LISTED RECORDS:
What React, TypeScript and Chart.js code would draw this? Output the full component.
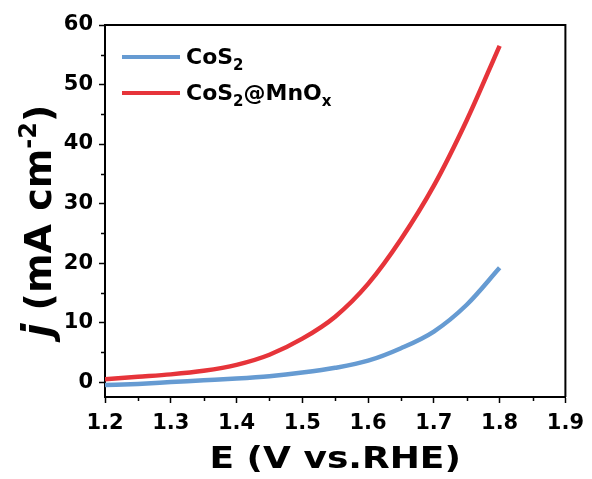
import React, { useEffect, useRef } from "react";
import { Chart, registerables } from "chart.js";

Chart.register(...registerables);

const potential = [1.2, 1.25, 1.3, 1.35, 1.4, 1.45, 1.5, 1.55, 1.6, 1.65, 1.7, 1.75, 1.8];
const cos2 = [-0.5, -0.3, 0.0, 0.3, 0.6, 1.0, 1.6, 2.4, 3.6, 5.7, 8.5, 13.0, 19.2];
const cos2MnOx = [0.5, 0.9, 1.3, 1.9, 2.9, 4.6, 7.3, 11.0, 16.5, 24.0, 33.0, 44.0, 56.5];
const xTicks = [1.2, 1.3, 1.4, 1.5, 1.6, 1.7, 1.8, 1.9];
const xMinorTicks = [1.25, 1.35, 1.45, 1.55, 1.65, 1.75, 1.85];
const yTicks = [0, 10, 20, 30, 40, 50, 60];
const yMinorTicks = [5, 15, 25, 35, 45, 55];
const seriesNames = ["CoS", "CoS"];

const BLUE = "rgb(102,155,210)";
const RED = "rgb(230,52,58)";
const FONT = "'DejaVu Sans', sans-serif";

export default function App() {
  const ref = useRef<HTMLCanvasElement>(null);
  useEffect(() => {
    const canvas = ref.current!;
    const decor = {
      id: "decor",
      afterDraw(chart: any) {
        const ctx = chart.ctx;
        const a = chart.chartArea;
        const xs = chart.scales.x;
        const ys = chart.scales.y;
        ctx.save();
        // frame top/right
        ctx.strokeStyle = "#000";
        ctx.lineWidth = 2;
        ctx.beginPath();
        ctx.moveTo(a.left, a.top);
        ctx.lineTo(a.right, a.top);
        ctx.lineTo(a.right, a.bottom);
        ctx.stroke();
        // minor ticks
        ctx.lineWidth = 1.5;
        ctx.beginPath();
        for (const v of xMinorTicks) {
          const px = Math.round(xs.getPixelForValue(v)) + 0.5;
          ctx.moveTo(px, a.bottom);
          ctx.lineTo(px, a.bottom + 4);
        }
        for (const v of yMinorTicks) {
          const py = Math.round(ys.getPixelForValue(v)) + 0.5;
          ctx.moveTo(a.left, py);
          ctx.lineTo(a.left - 4, py);
        }
        ctx.stroke();
        // x title (slightly widened like the reference)
        ctx.fillStyle = "#000";
        ctx.save();
        ctx.translate((a.left + a.right) / 2, 468);
        ctx.scale(1.2, 1);
        ctx.font = `bold 30px ${FONT}`;
        ctx.textAlign = "center";
        ctx.textBaseline = "alphabetic";
        ctx.fillText("E (V vs.RHE)", 0, 0);
        ctx.restore();
        // y title (rotated) with italic j and superscript
        ctx.save();
        ctx.translate(51, 221);
        ctx.rotate(-Math.PI / 2);
        const segs = [
          { t: "j", f: `italic bold 40px ${FONT}`, dy: 0 },
          { t: " (mA cm", f: `bold 38px ${FONT}`, dy: 0 },
          { t: "-2", f: `bold 24px ${FONT}`, dy: -15 },
          { t: ")", f: `bold 38px ${FONT}`, dy: 0 },
        ];
        let total = 0;
        for (const s of segs) {
          ctx.font = s.f;
          total += ctx.measureText(s.t).width;
        }
        let x = -total / 2;
        ctx.textAlign = "left";
        ctx.textBaseline = "alphabetic";
        for (const s of segs) {
          ctx.font = s.f;
          ctx.fillText(s.t, x, s.dy);
          x += ctx.measureText(s.t).width;
        }
        ctx.restore();
        // legend
        const rows = [
          { color: BLUE, y: 57, sub2: false },
          { color: RED, y: 93, sub2: true },
        ];
        rows.forEach((r, i) => {
          ctx.strokeStyle = r.color;
          ctx.lineWidth = 4;
          ctx.beginPath();
          ctx.moveTo(122, r.y);
          ctx.lineTo(180, r.y);
          ctx.stroke();
          ctx.fillStyle = "#000";
          ctx.textAlign = "left";
          ctx.textBaseline = "alphabetic";
          let lx = 186;
          const base = r.y + 7;
          ctx.font = `bold 22px ${FONT}`;
          ctx.fillText(seriesNames[i], lx, base);
          lx += ctx.measureText(seriesNames[i]).width;
          ctx.font = `bold 15px ${FONT}`;
          ctx.fillText("2", lx, base + 6);
          lx += ctx.measureText("2").width;
          if (r.sub2) {
            ctx.font = `bold 22px ${FONT}`;
            ctx.fillText("@MnO", lx, base);
            lx += ctx.measureText("@MnO").width;
            ctx.font = `bold 15px ${FONT}`;
            ctx.fillText("x", lx, base + 6);
          }
        });
        ctx.restore();
      },
    };
    const chart = new Chart(canvas, {
      type: "line",
      data: {
        datasets: [
          {
            label: "CoS2",
            data: potential.map((v, i) => ({ x: v, y: cos2[i] })),
            borderColor: BLUE,
            borderWidth: 4.5,
            pointRadius: 0,
            cubicInterpolationMode: "monotone",
          },
          {
            label: "CoS2@MnOx",
            data: potential.map((v, i) => ({ x: v, y: cos2MnOx[i] })),
            borderColor: RED,
            borderWidth: 4.5,
            pointRadius: 0,
            cubicInterpolationMode: "monotone",
          },
        ],
      },
      options: {
        animation: false,
        responsive: false,
        devicePixelRatio: 1,
        layout: { padding: { left: 0, top: 25, right: 26, bottom: 0 } },
        plugins: { legend: { display: false }, tooltip: { enabled: false } },
        scales: {
          x: {
            type: "linear",
            min: 1.2,
            max: 1.9,
            afterBuildTicks: (s: any) => {
              s.ticks = xTicks.map((v) => ({ value: v }));
            },
            afterFit: (s: any) => {
              s.height = 82;
            },
            ticks: {
              color: "#000",
              font: { family: FONT, size: 21, weight: "bold" },
              padding: 8,
              maxRotation: 0,
              callback: (v: any) => Number(v).toFixed(1),
            },
            grid: { drawOnChartArea: false, tickLength: 6, tickWidth: 1.5, tickColor: "#000" },
            border: { display: true, color: "#000", width: 2 },
          },
          y: {
            type: "linear",
            min: -2.5,
            max: 60,
            afterBuildTicks: (s: any) => {
              s.ticks = yTicks.map((v) => ({ value: v }));
            },
            afterFit: (s: any) => {
              s.width = 105;
            },
            ticks: {
              color: "#000",
              font: { family: FONT, size: 21, weight: "bold" },
              padding: 6,
            },
            grid: { drawOnChartArea: false, tickLength: 6, tickWidth: 1.5, tickColor: "#000" },
            border: { display: true, color: "#000", width: 2 },
          },
        },
      },
      plugins: [decor],
    } as any);
    return () => chart.destroy();
  }, []);
  return (
    <div style={{ position: "fixed", left: 0, top: 0, width: 592, height: 479, background: "#fff" }}>
      <canvas ref={ref} width={592} height={479} style={{ width: 592, height: 479, display: "block" }} />
    </div>
  );
}
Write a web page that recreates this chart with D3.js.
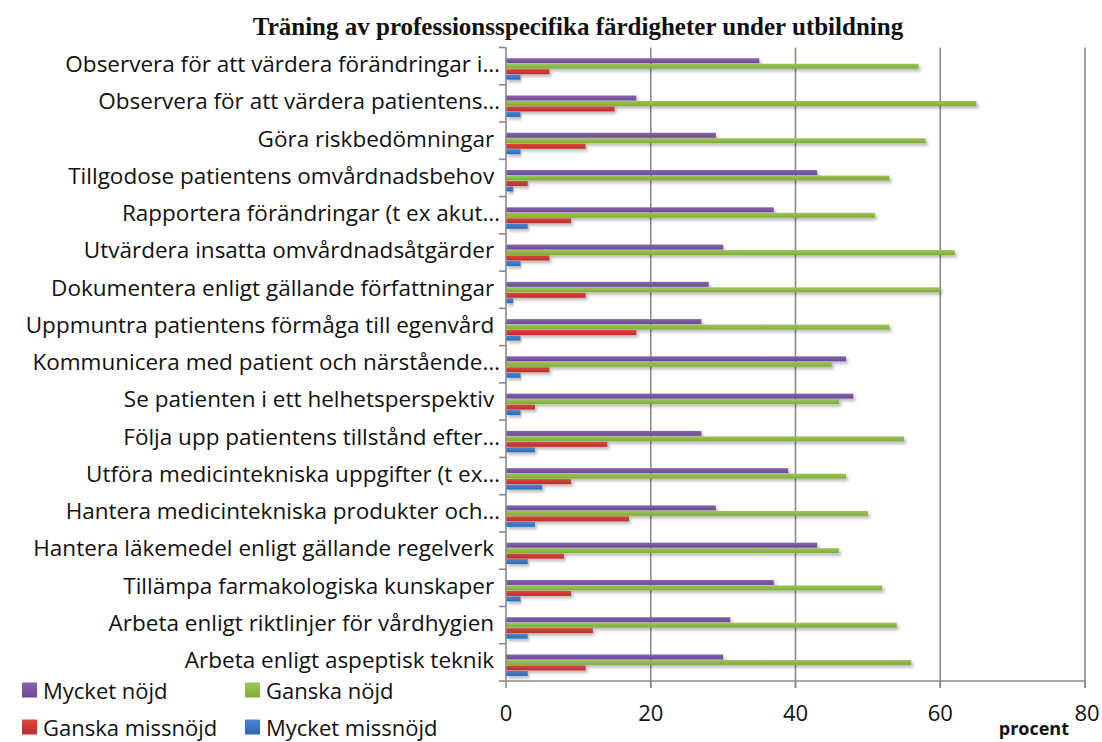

STATED PROBLEM: Without including any picture, repeat the data exactly.

EXERCISE ANSWER:
What React, TypeScript and Chart.js code would draw this? Output the full component.
import React, { useEffect, useRef } from "react";
import { Chart, registerables } from "chart.js";

Chart.register(...registerables);

const potential = [1.2, 1.25, 1.3, 1.35, 1.4, 1.45, 1.5, 1.55, 1.6, 1.65, 1.7, 1.75, 1.8];
const cos2 = [-0.5, -0.3, 0.0, 0.3, 0.6, 1.0, 1.6, 2.4, 3.6, 5.7, 8.5, 13.0, 19.2];
const cos2MnOx = [0.5, 0.9, 1.3, 1.9, 2.9, 4.6, 7.3, 11.0, 16.5, 24.0, 33.0, 44.0, 56.5];
const xTicks = [1.2, 1.3, 1.4, 1.5, 1.6, 1.7, 1.8, 1.9];
const xMinorTicks = [1.25, 1.35, 1.45, 1.55, 1.65, 1.75, 1.85];
const yTicks = [0, 10, 20, 30, 40, 50, 60];
const yMinorTicks = [5, 15, 25, 35, 45, 55];
const seriesNames = ["CoS", "CoS"];

const BLUE = "rgb(102,155,210)";
const RED = "rgb(230,52,58)";
const FONT = "'DejaVu Sans', sans-serif";

export default function App() {
  const ref = useRef<HTMLCanvasElement>(null);
  useEffect(() => {
    const canvas = ref.current!;
    const decor = {
      id: "decor",
      afterDraw(chart: any) {
        const ctx = chart.ctx;
        const a = chart.chartArea;
        const xs = chart.scales.x;
        const ys = chart.scales.y;
        ctx.save();
        // frame top/right
        ctx.strokeStyle = "#000";
        ctx.lineWidth = 2;
        ctx.beginPath();
        ctx.moveTo(a.left, a.top);
        ctx.lineTo(a.right, a.top);
        ctx.lineTo(a.right, a.bottom);
        ctx.stroke();
        // minor ticks
        ctx.lineWidth = 1.5;
        ctx.beginPath();
        for (const v of xMinorTicks) {
          const px = Math.round(xs.getPixelForValue(v)) + 0.5;
          ctx.moveTo(px, a.bottom);
          ctx.lineTo(px, a.bottom + 4);
        }
        for (const v of yMinorTicks) {
          const py = Math.round(ys.getPixelForValue(v)) + 0.5;
          ctx.moveTo(a.left, py);
          ctx.lineTo(a.left - 4, py);
        }
        ctx.stroke();
        // x title (slightly widened like the reference)
        ctx.fillStyle = "#000";
        ctx.save();
        ctx.translate((a.left + a.right) / 2, 468);
        ctx.scale(1.2, 1);
        ctx.font = `bold 30px ${FONT}`;
        ctx.textAlign = "center";
        ctx.textBaseline = "alphabetic";
        ctx.fillText("E (V vs.RHE)", 0, 0);
        ctx.restore();
        // y title (rotated) with italic j and superscript
        ctx.save();
        ctx.translate(51, 221);
        ctx.rotate(-Math.PI / 2);
        const segs = [
          { t: "j", f: `italic bold 40px ${FONT}`, dy: 0 },
          { t: " (mA cm", f: `bold 38px ${FONT}`, dy: 0 },
          { t: "-2", f: `bold 24px ${FONT}`, dy: -15 },
          { t: ")", f: `bold 38px ${FONT}`, dy: 0 },
        ];
        let total = 0;
        for (const s of segs) {
          ctx.font = s.f;
          total += ctx.measureText(s.t).width;
        }
        let x = -total / 2;
        ctx.textAlign = "left";
        ctx.textBaseline = "alphabetic";
        for (const s of segs) {
          ctx.font = s.f;
          ctx.fillText(s.t, x, s.dy);
          x += ctx.measureText(s.t).width;
        }
        ctx.restore();
        // legend
        const rows = [
          { color: BLUE, y: 57, sub2: false },
          { color: RED, y: 93, sub2: true },
        ];
        rows.forEach((r, i) => {
          ctx.strokeStyle = r.color;
          ctx.lineWidth = 4;
          ctx.beginPath();
          ctx.moveTo(122, r.y);
          ctx.lineTo(180, r.y);
          ctx.stroke();
          ctx.fillStyle = "#000";
          ctx.textAlign = "left";
          ctx.textBaseline = "alphabetic";
          let lx = 186;
          const base = r.y + 7;
          ctx.font = `bold 22px ${FONT}`;
          ctx.fillText(seriesNames[i], lx, base);
          lx += ctx.measureText(seriesNames[i]).width;
          ctx.font = `bold 15px ${FONT}`;
          ctx.fillText("2", lx, base + 6);
          lx += ctx.measureText("2").width;
          if (r.sub2) {
            ctx.font = `bold 22px ${FONT}`;
            ctx.fillText("@MnO", lx, base);
            lx += ctx.measureText("@MnO").width;
            ctx.font = `bold 15px ${FONT}`;
            ctx.fillText("x", lx, base + 6);
          }
        });
        ctx.restore();
      },
    };
    const chart = new Chart(canvas, {
      type: "line",
      data: {
        datasets: [
          {
            label: "CoS2",
            data: potential.map((v, i) => ({ x: v, y: cos2[i] })),
            borderColor: BLUE,
            borderWidth: 4.5,
            pointRadius: 0,
            cubicInterpolationMode: "monotone",
          },
          {
            label: "CoS2@MnOx",
            data: potential.map((v, i) => ({ x: v, y: cos2MnOx[i] })),
            borderColor: RED,
            borderWidth: 4.5,
            pointRadius: 0,
            cubicInterpolationMode: "monotone",
          },
        ],
      },
      options: {
        animation: false,
        responsive: false,
        devicePixelRatio: 1,
        layout: { padding: { left: 0, top: 25, right: 26, bottom: 0 } },
        plugins: { legend: { display: false }, tooltip: { enabled: false } },
        scales: {
          x: {
            type: "linear",
            min: 1.2,
            max: 1.9,
            afterBuildTicks: (s: any) => {
              s.ticks = xTicks.map((v) => ({ value: v }));
            },
            afterFit: (s: any) => {
              s.height = 82;
            },
            ticks: {
              color: "#000",
              font: { family: FONT, size: 21, weight: "bold" },
              padding: 8,
              maxRotation: 0,
              callback: (v: any) => Number(v).toFixed(1),
            },
            grid: { drawOnChartArea: false, tickLength: 6, tickWidth: 1.5, tickColor: "#000" },
            border: { display: true, color: "#000", width: 2 },
          },
          y: {
            type: "linear",
            min: -2.5,
            max: 60,
            afterBuildTicks: (s: any) => {
              s.ticks = yTicks.map((v) => ({ value: v }));
            },
            afterFit: (s: any) => {
              s.width = 105;
            },
            ticks: {
              color: "#000",
              font: { family: FONT, size: 21, weight: "bold" },
              padding: 6,
            },
            grid: { drawOnChartArea: false, tickLength: 6, tickWidth: 1.5, tickColor: "#000" },
            border: { display: true, color: "#000", width: 2 },
          },
        },
      },
      plugins: [decor],
    } as any);
    return () => chart.destroy();
  }, []);
  return (
    <div style={{ position: "fixed", left: 0, top: 0, width: 592, height: 479, background: "#fff" }}>
      <canvas ref={ref} width={592} height={479} style={{ width: 592, height: 479, display: "block" }} />
    </div>
  );
}
Write a web page that recreates this chart with D3.js.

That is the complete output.